A dense, gummy loaf is the most common sourdough disappointment, and it is almost always caused by one of a few fixable issues. Before you blame your starter, work through this list.

1. Your starter was not strong enough If your starter is not reliably doubling and passing the float test before you mix the dough, it cannot raise a loaf. Feed it twice at room temperature and bake at its peak, not after it has collapsed.

2. You under-fermented the bulk rise This is the big one. If the dough did not ferment long enough, the gluten never developed the gas structure for an open crumb. The dough should grow by 50 to 75 percent, feel airy, and show bubbles at the edges of the bowl.

3. You over-proofed it The opposite problem. A dough left too long goes slack, spreads flat, and bakes gummy. If your loaf is pale, dense, and pancake-shaped, shorten the final proof.

4. You cut it too soon A loaf continues cooking as it cools. Slicing a warm loaf releases steam and leaves the crumb gummy and compressed. Wait at least two hours, ideally longer.

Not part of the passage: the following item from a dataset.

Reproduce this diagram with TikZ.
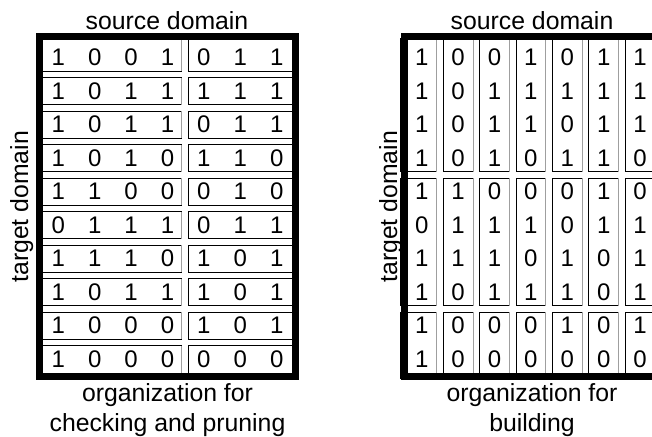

5. Your oven was not hot enough Sourdough needs serious heat for oven spring. Preheat your Dutch oven to 475F for a full 45 minutes, bake covered to trap steam, then uncover to crisp the crust.

How to diagnose yours - Flat and pale: over-proofed. - Tall but tight and gummy: under-fermented or weak starter. - Good shape but wet middle: cut too soon or under-baked.

Fix one variable at a time and keep notes. Sourdough rewards consistency more than any single trick.